One humanitarian mission for which the U.S. military is superbly prepared
is responding to natural disasters. While the U.S. has spent vast sums
broadcasting propaganda to the Muslim world, the two most successful efforts at
winning good will both involved the military. One was the dispatch of soldiers
to help Indonesia after the 2004 tsunami, and the other was the use of U.S.
forces to help Pakistan after the Kashmir earthquake.

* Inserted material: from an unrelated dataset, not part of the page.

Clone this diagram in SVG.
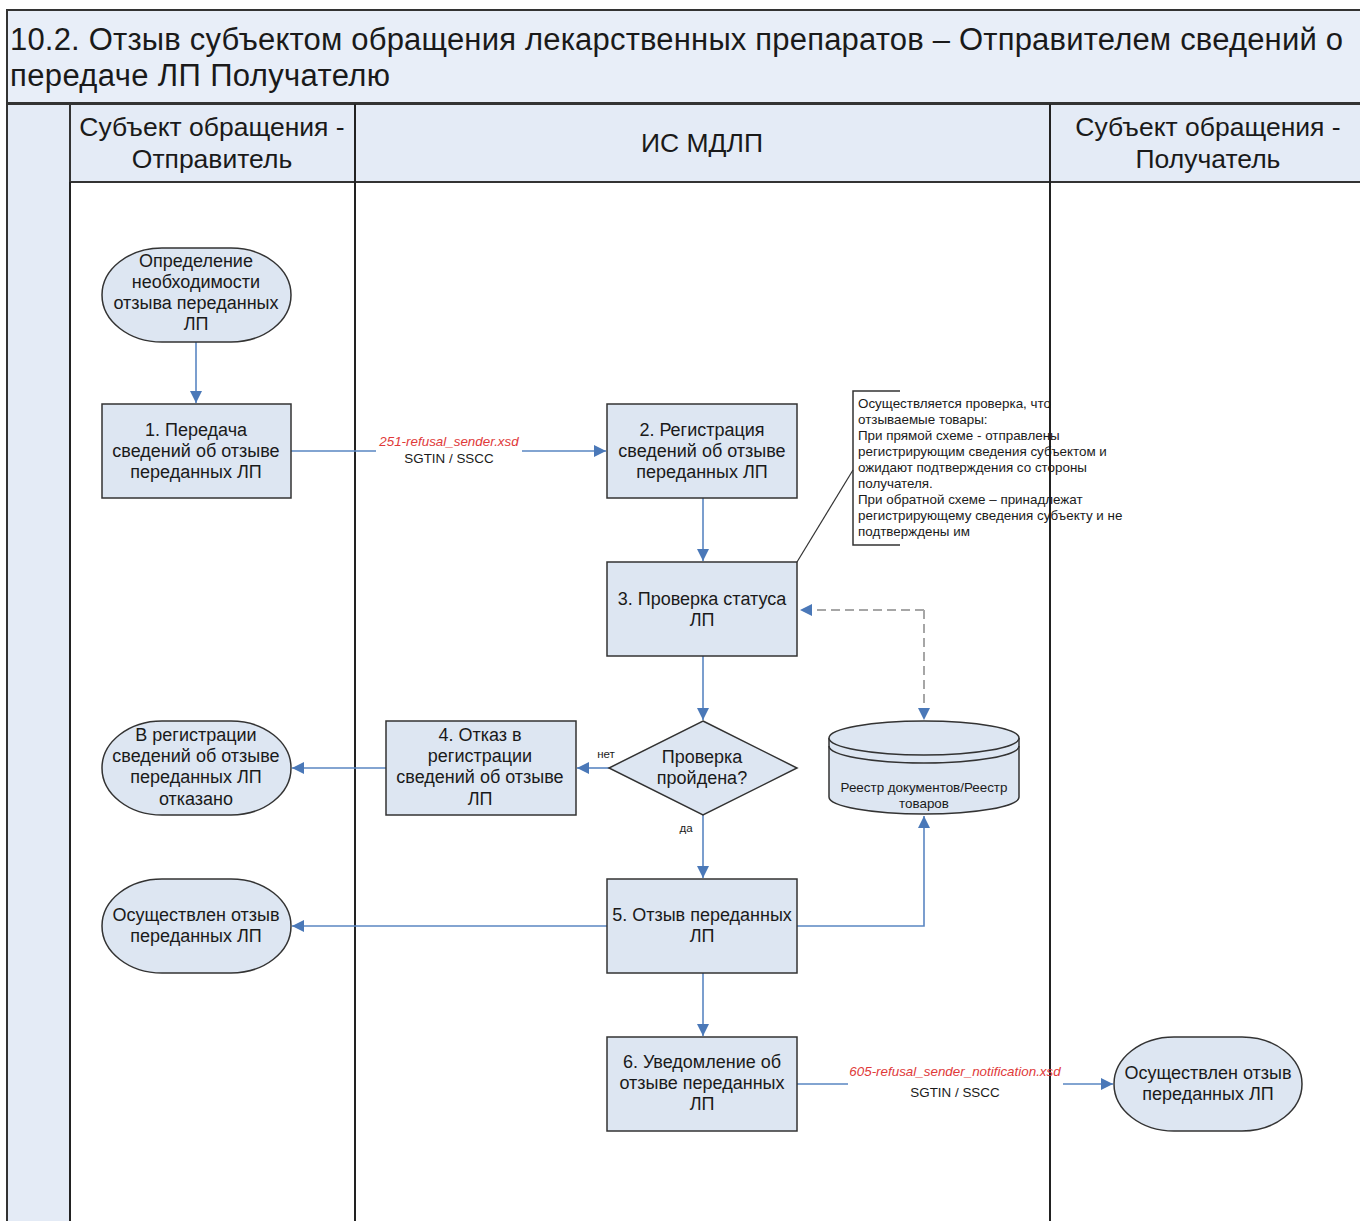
<svg xmlns="http://www.w3.org/2000/svg" width="1360" height="1221" viewBox="0 0 1360 1221">
<defs>
<style>
.t{font-family:"Liberation Sans",Arial,sans-serif;fill:#1a1a1a}
.n{font-size:18px;text-anchor:middle}
.h{font-size:26.5px;text-anchor:middle}
.box{fill:#dde6f2;stroke:#333;stroke-width:1.5}
.c{fill:none;stroke:#5a86c2;stroke-width:1.6}
.d{fill:none;stroke:#a6a6a6;stroke-width:2;stroke-dasharray:9,5}
.lbl{font-size:13.4px;text-anchor:middle}
.red{fill:#e03a3a;font-style:italic}
.ann{font-size:13.4px}
</style>
<marker id="a" viewBox="0 0 10 10" refX="10" refY="5" markerWidth="12" markerHeight="12" markerUnits="userSpaceOnUse" orient="auto"><path d="M0,0 L10,5 L0,10 z" fill="#4a78b8"/></marker>
</defs>
<g id="frame">
<rect x="7" y="10" width="1360" height="1220" fill="#fff" stroke="#333" stroke-width="2"/>
<rect x="7" y="10" width="1360" height="93" fill="#e8eef8" stroke="#333" stroke-width="2"/>
<rect x="7" y="104" width="63" height="1120" fill="#e4ebf6" stroke="#333" stroke-width="2"/>
<rect x="70" y="104" width="1300" height="78" fill="#e4ebf6" stroke="#333" stroke-width="2"/>
<line x1="355" y1="104" x2="355" y2="1221" stroke="#222" stroke-width="2"/>
<line x1="1050" y1="104" x2="1050" y2="1221" stroke="#222" stroke-width="2"/>
<line x1="70" y1="182" x2="70" y2="1221" stroke="#222" stroke-width="2"/>
<text class="t" x="10" y="50" font-size="31" textLength="1333">10.2. Отзыв субъектом обращения лекарственных препаратов – Отправителем сведений о</text>
<text class="t" x="10" y="86" font-size="31" textLength="380">передаче ЛП Получателю</text>
<text class="t h" x="212" y="136">Субъект обращения -</text>
<text class="t h" x="212" y="168">Отправитель</text>
<text class="t h" x="702" y="152">ИС МДЛП</text>
<text class="t h" x="1208" y="136">Субъект обращения -</text>
<text class="t h" x="1208" y="168">Получатель</text>
</g>
<g id="connectors">
<path class="c" d="M196,342 V403" marker-end="url(#a)"/>
<path class="c" d="M291,451 H376 M522,451 H606" marker-end="url(#a)"/>
<path class="c" d="M703,498 V561" marker-end="url(#a)"/>
<path class="c" d="M703,656 V720" marker-end="url(#a)"/>
<path class="c" d="M609,768 H577" marker-end="url(#a)"/>
<path class="c" d="M386,768 H292" marker-end="url(#a)"/>
<path class="c" d="M703,815 V878" marker-end="url(#a)"/>
<path class="c" d="M607,926 H292" marker-end="url(#a)"/>
<path class="c" d="M797,926 H924 V816" marker-end="url(#a)"/>
<path class="c" d="M703,973 V1036" marker-end="url(#a)"/>
<path class="c" d="M797,1084 H848 M1063,1084 H1113" marker-end="url(#a)"/>
<path class="d" d="M924,610 H800" marker-end="url(#a)"/>
<path class="d" d="M924,610 V720" marker-end="url(#a)"/>
<text class="t lbl red" x="449" y="446">251-refusal_sender.xsd</text>
<text class="t lbl" x="449" y="463">SGTIN / SSCC</text>
<text class="t lbl red" x="955" y="1076">605-refusal_sender_notification.xsd</text>
<text class="t lbl" x="955" y="1097">SGTIN / SSCC</text>
<text class="t" x="606" y="758" font-size="11.5" text-anchor="middle">нет</text>
<text class="t" x="686" y="832" font-size="11.5" text-anchor="middle">да</text>
</g>
<g id="start">
<rect class="box" x="102" y="248" width="189" height="94" rx="60" ry="47"/>
<text class="t n" x="196" y="267">Определение</text>
<text class="t n" x="196" y="288">необходимости</text>
<text class="t n" x="196" y="309">отзыва переданных</text>
<text class="t n" x="196" y="330">ЛП</text>
</g>
<g id="step1">
<rect class="box" x="102" y="404" width="189" height="94"/>
<text class="t n" x="196" y="436">1. Передача</text>
<text class="t n" x="196" y="457">сведений об отзыве</text>
<text class="t n" x="196" y="478">переданных ЛП</text>
</g>
<g id="step2">
<rect class="box" x="607" y="404" width="190" height="94"/>
<text class="t n" x="702" y="436">2. Регистрация</text>
<text class="t n" x="702" y="457">сведений об отзыве</text>
<text class="t n" x="702" y="478">переданных ЛП</text>
</g>
<g id="step3">
<rect class="box" x="607" y="562" width="190" height="94"/>
<text class="t n" x="702" y="605">3. Проверка статуса</text>
<text class="t n" x="702" y="626">ЛП</text>
</g>
<g id="note">
<path d="M900,391 H853 V545 H900" fill="none" stroke="#333" stroke-width="1.5"/>
<line x1="797" y1="562" x2="853" y2="470" stroke="#333" stroke-width="1.2"/>
<text class="t ann"><tspan x="858" y="408">Осуществляется проверка, что</tspan><tspan x="858" y="424">отзываемые товары:</tspan><tspan x="858" y="440">При прямой схеме - отправлены</tspan><tspan x="858" y="456">регистрирующим сведения субъектом и</tspan><tspan x="858" y="472">ожидают подтверждения со стороны</tspan><tspan x="858" y="488">получателя.</tspan><tspan x="858" y="504">При обратной схеме – принадлежат</tspan><tspan x="858" y="520">регистрирующему сведения субъекту и не</tspan><tspan x="858" y="536">подтверждены им</tspan></text>
</g>
<g id="decision">
<polygon class="box" points="703,721 797,768 703,815 609,768"/>
<text class="t n" x="702" y="763">Проверка</text>
<text class="t n" x="702" y="784">пройдена?</text>
</g>
<g id="step4">
<rect class="box" x="386" y="721" width="190" height="94"/>
<text class="t n" x="480" y="741">4. Отказ в</text>
<text class="t n" x="480" y="762">регистрации</text>
<text class="t n" x="480" y="783">сведений об отзыве</text>
<text class="t n" x="480" y="805">ЛП</text>
</g>
<g id="refused">
<rect class="box" x="102" y="721" width="189" height="94" rx="60" ry="47"/>
<text class="t n" x="196" y="741">В регистрации</text>
<text class="t n" x="196" y="762">сведений об отзыве</text>
<text class="t n" x="196" y="783">переданных ЛП</text>
<text class="t n" x="196" y="805">отказано</text>
</g>
<g id="registry">
<path class="box" d="M829,738 V797 A95,17 0 0 0 1019,797 V738"/>
<ellipse class="box" cx="924" cy="738" rx="95" ry="17"/>
<path d="M829,746 A95,17 0 0 0 1019,746" fill="none" stroke="#333" stroke-width="1.5"/>
<text class="t" x="924" y="792" font-size="13.4" text-anchor="middle">Реестр документов/Реестр</text>
<text class="t" x="924" y="808" font-size="13.4" text-anchor="middle">товаров</text>
</g>
<g id="step5">
<rect class="box" x="607" y="879" width="190" height="94"/>
<text class="t n" x="702" y="921">5. Отзыв переданных</text>
<text class="t n" x="702" y="942">ЛП</text>
</g>
<g id="done">
<rect class="box" x="102" y="879" width="189" height="94" rx="60" ry="47"/>
<text class="t n" x="196" y="921">Осуществлен отзыв</text>
<text class="t n" x="196" y="942">переданных ЛП</text>
</g>
<g id="step6">
<rect class="box" x="607" y="1037" width="190" height="94"/>
<text class="t n" x="702" y="1068">6. Уведомление об</text>
<text class="t n" x="702" y="1089">отзыве переданных</text>
<text class="t n" x="702" y="1110">ЛП</text>
</g>
<g id="done2">
<rect class="box" x="1114" y="1037" width="188" height="94" rx="60" ry="47"/>
<text class="t n" x="1208" y="1079">Осуществлен отзыв</text>
<text class="t n" x="1208" y="1100">переданных ЛП</text>
</g>
</svg>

The 1,800 troops here do serve a traditional military purpose, for the base
was used to support operations against terrorists in Somalia recently and is
available to reach Sudan, Yemen or other hot spots. But the forces here spend
much of their time drilling wells or building hospitals; they rushed to respond
when a building collapsed in Kenya and when a passenger ferry capsized in
Djibouti.
Rear Adm. James Hart, commander of the task force at Camp Lemonier,
suggested that if people in nearby countries feel they have opportunities to
improve their lives, then “the chance of extremism being welcomed greatly, if
not completely, diminishes.”
The U.S. announced last month that it would form a new Africa Command,
aimed partly at blocking the rise of ungoverned spaces that nurture terrorism.

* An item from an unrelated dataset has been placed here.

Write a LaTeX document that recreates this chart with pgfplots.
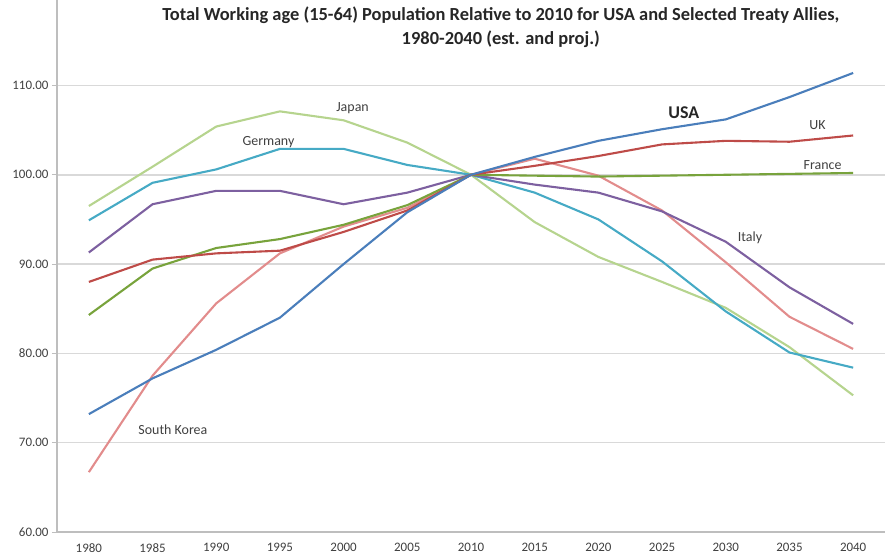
\documentclass[border=0pt]{standalone}
\usepackage{fontspec}
\setmainfont{Carlito}
\usepackage{pgfplots}
\usepackage{pgfplotstable}
\pgfplotsset{compat=1.18}
\definecolor{cUSA}{RGB}{74,126,187}
\definecolor{cUK}{RGB}{190,75,72}
\definecolor{cFR}{RGB}{120,163,60}
\definecolor{cIT}{RGB}{125,96,160}
\definecolor{cDE}{RGB}{70,170,197}
\definecolor{cJP}{RGB}{182,212,142}
\definecolor{cKR}{RGB}{226,140,140}
\definecolor{gridc}{RGB}{217,217,217}
\definecolor{axc}{RGB}{190,190,190}
\definecolor{txt}{RGB}{64,64,64}
\pgfplotstableread{
year USA UK France Italy Germany Japan Korea
1980 73.2 88.0 84.3 91.3 94.9 96.5 66.7
1985 77.2 90.5 89.5 96.7 99.1 100.9 77.5
1990 80.4 91.2 91.8 98.2 100.6 105.4 85.6
1995 84.0 91.5 92.8 98.2 102.9 107.1 91.2
2000 90.0 93.6 94.4 96.7 102.9 106.1 94.2
2005 95.8 96.0 96.6 98.0 101.1 103.6 96.3
2010 100.0 100.0 100.0 100.0 100.0 100.0 100.0
2015 102.0 101.0 99.9 98.9 98.0 94.7 101.8
2020 103.8 102.1 99.8 98.0 95.0 90.8 99.9
2025 105.1 103.4 99.9 95.9 90.3 88.0 96.0
2030 106.2 103.8 100.0 92.5 84.7 85.1 90.2
2035 108.7 103.7 100.1 87.4 80.1 80.7 84.1
2040 111.4 104.4 100.2 83.3 78.4 75.3 80.5
}\data
\begin{document}
\begin{tikzpicture}
\begin{axis}[
  name=ax,
  scale only axis,
  width=828bp, height=532bp,
  xmin=1977.5, xmax=2042.5,
  ymin=60, ymax=119.57,
  axis x line*=bottom, axis y line*=left,
  axis line style={draw=axc, line width=1.3bp},
  xtick={1980,1985,...,2040},
  extra x ticks={1977.5,1982.5,...,2042.5},
  extra x tick labels={},
  extra x tick style={major tick length=5bp, tick style={draw=axc, line width=1bp}, grid=none},
  x tick label style={font=\fontsize{13}{14}\selectfont, text=txt},
  xticklabel style={yshift=-3bp},
  xtick style={draw=none},
  xticklabel={\pgfmathprintnumber[1000 sep={}]{\tick}},
  ytick={60,70,...,110},
  y tick label style={font=\fontsize{13}{14}\selectfont, text=txt},
  yticklabel style={/pgf/number format/.cd, fixed, fixed zerofill, precision=2},
  /pgf/number format/assume math mode=true,
  ytick style={draw=axc, line width=1bp},
  tick align=outside, major tick length=5bp,
  ymajorgrids, major grid style={draw=gridc, line width=1.6bp},
  clip=false,
  every axis plot/.append style={line width=2.1bp, mark=none, line join=round},
]
\addplot[cKR] table[x=year,y=Korea]{\data};
\addplot[cJP] table[x=year,y=Japan]{\data};
\addplot[cDE] table[x=year,y=Germany]{\data};
\addplot[cIT] table[x=year,y=Italy]{\data};
\addplot[cFR] table[x=year,y=France]{\data};
\addplot[cUK] table[x=year,y=UK]{\data};
\addplot[cUSA] table[x=year,y=USA]{\data};
\begin{scope}[every node/.style={font=\fontsize{14}{16}\selectfont, text=txt}]
\node at (axis cs:2000.7,107.5) {Japan};
\node at (axis cs:1994.1,103.7) {Germany};
\node at (axis cs:2037.2,105.6) {UK};
\node at (axis cs:2037.6,101.1) {France};
\node at (axis cs:2031.9,92.9) {Italy};
\node at (axis cs:1986.6,71.4) {South Korea};
\node[font=\fontsize{18}{20}\selectfont\bfseries, text=black!85] at (axis cs:2026.7,107.0) {USA};
\end{scope}
\node[anchor=center, align=center, font=\fontsize{18.5}{24}\selectfont\bfseries, text=black!85]
  at (rel axis cs:0.536,0.948) {Total Working age (15-64) Population Relative to 2010 for USA and Selected Treaty Allies,\\1980-2040 (est. and proj.)};
\end{axis}
\pgfresetboundingbox
\path (ax.south west) ++(-57bp,-27bp) rectangle ([shift={(831bp,0bp)}]ax.north west);
\end{tikzpicture}
\end{document}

The new command offers tremendous humanitarian potential as well, for in some
poor countries the most useful “aid workers” are the ones in camouflage carrying
guns.
In the Central African Republic in September I visited a town with a lovely
new hospital built as a foreign aid project. But the hospital was an empty
shell, gutted by militias rampaging through the area. In places like that,
there’s no point in building schools or clinics unless you also help with
security.
Some of the most successful aid projects in Africa have been the dispatch
of armed peacekeepers to Mozambique and British troops to Sierra Leone. In both
places, troops brought what the besieged population most desperately needed —
order — and laid the groundwork for recovery. We should be far more aggressive
about dispatching small numbers of troops to impose a no-fly zone over Darfur or
to destroy Sudanese militias that invade Chad and the Central African
Republic.
We can also do far more to train armies in Africa. The deal we offer
African presidents should be along these lines: You run a country cleanly and
tolerate dissent, and we’ll help ensure that no brutal rebel force comes out of
the jungle to create chaos and overthrow you.Helping fragile countries with security is just as important as helping them with education and medical care. So let’s hope that this new base in Africa is the start of a broad new policy that doesn’t aim to make us hated or feared, but respected.